To assess the performance of our approach, we conducted an experiment (A/B test) where we suggested a set of complementary items to buyers who considered a product (product page). We compared our approach with a baseline (control) consisting of suggestions that were hand-picked by sellers. FBT recommendation led to a 12 percent relative improvement in click-through rate, which proves the viability and effectiveness of that approach.
Our methods to incorporate product similarities have improved various consumer-facing applications in Shops. First, we launched clustering-based post ranking logic, which diversifies product search results. We also showed that similarities based on intentful user actions led to better recommendation compared to suggestions chosen by sellers. Finally, we constantly collaborate with different teams across Shops to leverage our signals and improve relevance. Through intensive A/B testing, we learned that capturing relationships between products is a significant step in unlocking better user experiences.
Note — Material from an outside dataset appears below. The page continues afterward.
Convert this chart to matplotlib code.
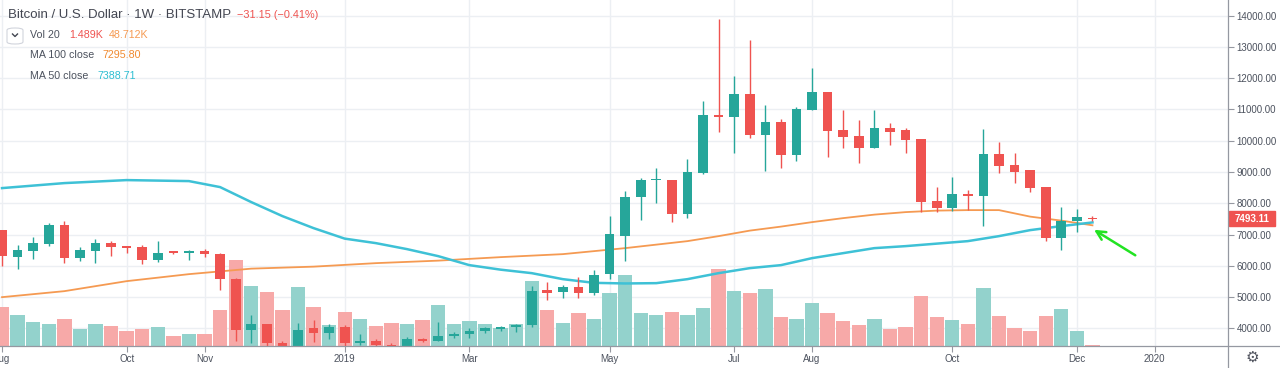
import matplotlib.pyplot as plt
from matplotlib.patches import FancyBboxPatch, Rectangle
from matplotlib.lines import Line2D

# weekly candles, week 0 = 6 Aug 2018 ... week 70 = 9 Dec 2019
opens = [7142, 6290, 6480, 6694, 7302, 6236, 6480, 6735, 6630, 6588,
         6182, 6460, 6416, 6460, 6374, 5564, 3942, 4134, 3516, 3240,
         3996, 3836, 4049, 3520, 3580, 3480, 3420, 3660, 3600, 3750,
         3814, 3900, 3964, 4028, 4100, 5222, 5150, 5310, 5136, 5725,
         6950, 8188, 8740, 8742, 7644, 8975, 10822, 10768, 11484, 10182,
         10608, 9532, 10982, 11548, 10342, 10150, 9776, 10396, 10342, 10044,
         8070, 7856, 8284, 8240, 9574, 9222, 9062, 8508, 6896, 7430,
         7524.26]
highs = [7160, 6662, 6928, 7357, 7440, 6608, 6844, 6800, 6640, 6652,
         6790, 6470, 6502, 6550, 6395, 5600, 4422, 4150, 3600, 4176,
         4262, 4134, 4100, 3805, 3650, 3530, 3730, 3700, 4210, 3870,
         4000, 4036, 4060, 4134, 5350, 5490, 5400, 5630, 5862, 7590,
         8390, 8796, 9116, 8760, 9404, 11270, 13894, 12070, 13222, 11130,
         10684, 11088, 12336, 11560, 10982, 10662, 10982, 10556, 10396, 10044,
         8528, 8828, 8422, 10364, 9968, 9596, 9062, 8508, 7888, 7804,
         7580]
lows = [5990, 5885, 6204, 6630, 6076, 6160, 6096, 6310, 6395, 6054,
        6128, 6380, 6182, 6290, 5222, 3600, 3526, 3400, 3150, 3180,
        3566, 3644, 3450, 3480, 3400, 3380, 3400, 3550, 3600, 3680,
        3700, 3836, 3920, 3878, 4050, 4900, 4960, 4956, 5062, 5565,
        6160, 7462, 7996, 7406, 7516, 8934, 10288, 9616, 10076, 9040,
        9116, 9360, 10980, 9488, 9756, 9296, 9756, 9862, 9596, 7728,
        7728, 7750, 7782, 7280, 8956, 8656, 8368, 6790, 6502, 7088,
        7440]
closes = [6310, 6502, 6735, 7302, 6236, 6502, 6735, 6588, 6566, 6182,
          6416, 6395, 6460, 6374, 5564, 3942, 4134, 3516, 3240, 3942,
          3836, 4049, 3520, 3580, 3480, 3420, 3660, 3600, 3750, 3814,
          3900, 3996, 4028, 4100, 5190, 5136, 5310, 5136, 5702, 7014,
          8188, 8742, 8770, 7644, 8988, 10822, 10748, 11484, 10182, 10608,
          9532, 11004, 11548, 10320, 10128, 9776, 10416, 10288, 10022, 8048,
          7856, 8284, 8230, 9574, 9190, 9008, 8476, 6896, 7440, 7550,
          7493.11]
# volume in thousands of BTC
volumes = [68, 54, 42, 39, 48, 30, 38, 35, 26, 29,
           33, 17, 21, 21, 63, 150, 105, 94, 63, 103,
           69, 37, 60, 47, 35, 41, 39, 45, 72, 39,
           44, 38, 32, 38, 114, 63, 41, 58, 47, 93,
           125, 57, 55, 60, 55, 67, 134, 97, 93, 99,
           51, 48, 76, 57, 44, 37, 48, 29, 33, 88,
           50, 46, 38, 102, 53, 32, 26, 53, 64, 27,
           1.489]

ma_weeks = [0, 4, 8, 12, 14, 16, 18, 20, 22, 24, 26, 28, 30, 32, 34, 36, 38,
            40, 42, 44, 46, 48, 50, 52, 54, 56, 58, 60, 62, 64, 66, 68, 70]
ma50 = [8486, 8646, 8742, 8710, 8518, 8038, 7590, 7206, 6870, 6726, 6534,
        6310, 6022, 5878, 5766, 5574, 5456, 5436, 5446, 5574, 5766, 5926,
        6022, 6246, 6406, 6566, 6630, 6710, 6790, 6950, 7142, 7270, 7388.71]
ma100_weeks = [0, 4, 8, 12, 16, 20, 24, 28, 32, 36, 40, 42, 44, 46, 48, 50,
               52, 54, 56, 58, 60, 62, 64, 66, 68, 70]
ma100 = [4998, 5190, 5510, 5734, 5910, 5974, 6086, 6166, 6278, 6374, 6566,
         6678, 6790, 6950, 7126, 7254, 7398, 7526, 7638, 7718, 7766, 7782,
         7782, 7574, 7446, 7295.80]

tick_weeks = [0, 8, 13, 22, 30, 39, 47, 52, 61, 69, 74]
tick_labels = ['Aug', 'Oct', 'Nov', '2019', 'Mar', 'May', 'Jul', 'Aug', 'Oct', 'Dec', '2020']
price_ticks = [4000, 5000, 6000, 7000, 8000, 9000, 10000, 11000, 12000, 13000, 14000]

GREEN = '#26a69a'
RED = '#ef5350'
GRID = '#eceff3'
TXT = '#4c525e'

plt.rcParams['font.family'] = ['Liberation Sans', 'DejaVu Sans']

W, H = 1280, 368
fig = plt.figure(figsize=(W / 100, H / 100), dpi=100)
ax = fig.add_axes([0, 22 / H, 1228 / W, 346 / H])
ax.set_xlim(-0.13, 78.7)
ax.set_ylim(3436, 14502)
for s in ax.spines.values():
    s.set_visible(False)

for p in price_ticks:
    ax.axhline(p, color=GRID, lw=1, zorder=0)
for w in tick_weeks:
    ax.axvline(w, color=GRID, lw=1, zorder=0)

weeks = list(range(len(opens)))
cols = [GREEN if c >= o else RED for o, c in zip(opens, closes)]
vcols = ['#93d2cc' if c == GREEN else '#f7a9a8' for c in cols]

# volume pane in the lower part of the chart
vol_scale = 605.0
ax.bar(weeks, [v / vol_scale for v in volumes], width=0.92, color=vcols,
       transform=ax.get_xaxis_transform(), zorder=1)

ax.plot(ma100_weeks, ma100, color='#f59a52', lw=1.3, zorder=2)
ax.plot(ma_weeks, ma50, color='#3ec1d6', lw=1.8, zorder=2)

ax.vlines(weeks, lows, highs, colors=cols, lw=1, zorder=3)
bh = [max(abs(c - o), 30) for o, c in zip(opens, closes)]
bb = [min(o, c) for o, c in zip(opens, closes)]
ax.bar(weeks, bh, bottom=bb, width=0.62, color=cols, zorder=4)

# arrow pointing at the MA cross
ax.annotate('', xy=(69.95, 7200), xytext=(72.9, 6290),
            arrowprops=dict(arrowstyle='->', color='#22e322', lw=1.8,
                            mutation_scale=16), zorder=5)

ax.set_xticks(tick_weeks)
ax.set_xticklabels(tick_labels)
ax.set_yticks(price_ticks)
ax.set_yticklabels(['%.2f' % p for p in price_ticks])
ax.yaxis.set_ticks_position('right')
ax.tick_params(axis='y', length=4, width=0.8, color='#9598a1', pad=2,
               labelsize=7, labelcolor=TXT)
ax.tick_params(axis='x', length=4, width=0.8, color='#9598a1', pad=2,
               labelsize=7, labelcolor=TXT)

# frame lines of the price and time scales
fig.add_artist(Line2D([0, 1], [22 / H, 22 / H], color='#9598a1', lw=0.9))
fig.add_artist(Line2D([1228 / W, 1228 / W], [0, 1], color='#9598a1', lw=0.9))

# last price label
fig.add_artist(Rectangle((1229 / W, (H - 226) / H), 46 / W, 15 / H,
                         color=RED, transform=fig.transFigure))
fig.text(1252 / W, (H - 218.5) / H, '7493.11', color='white', fontsize=7,
         fontweight='bold', ha='center', va='center')
fig.text(1252 / W, (H - 357) / H, '\u2699', color='#50535e', fontsize=11,
         ha='center', va='center', family='DejaVu Sans')


def label(x, y, s, c, size=7.7):
    fig.text(x / W, (H - y) / H, s, color=c, fontsize=size, ha='left', va='center')


label(8, 15, 'Bitcoin / U.S. Dollar \u00b7 1W \u00b7 BITSTAMP', '#434651', 9.5)
label(237, 15, '\u221231.15 (\u22120.41%)', RED, 7.8)
fig.add_artist(FancyBboxPatch((7 / W, (H - 44) / H), 16 / W, 16 / H,
                              boxstyle='round,pad=0,rounding_size=0.006',
                              fc='white', ec='#d1d4dc', lw=0.8,
                              transform=fig.transFigure))
fig.add_artist(Line2D([12.5 / W, 15 / W, 17.5 / W],
                      [(H - 34) / H, (H - 36.5) / H, (H - 34) / H],
                      color='#434651', lw=1))
label(30, 35, 'Vol 20', TXT)
label(69, 35, '1.489K', RED)
label(109, 35, '48.712K', '#f59a52')
label(30, 55, 'MA 100 close', TXT)
label(102, 55, '7295.80', '#f08a30')
label(30, 76, 'MA 50 close', TXT)
label(97, 76, '7388.71', '#2fbfd2')

fig.savefig('out.png', dpi=100)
We’re currently developing a holistic model that considers simultaneously behavioral data like co-views, co-purchases (distinct users who are viewing or buying the same product), and the preferences of the users who interacted with each item, together with product information like image, textual description, price, and brand. These two types of modalities, buyer engagement and product information, are learned in a mutual reinforcement manner where one type of modality acts as the label for the other type. Concretely, given a seed product, the behavioral modality allows us to find two products such that one of them makes a better recommendation than the other, thereby allowing the side information to be learned using triplet loss. Likewise, the side information modality generates triplets that allow to improve the behavioral features.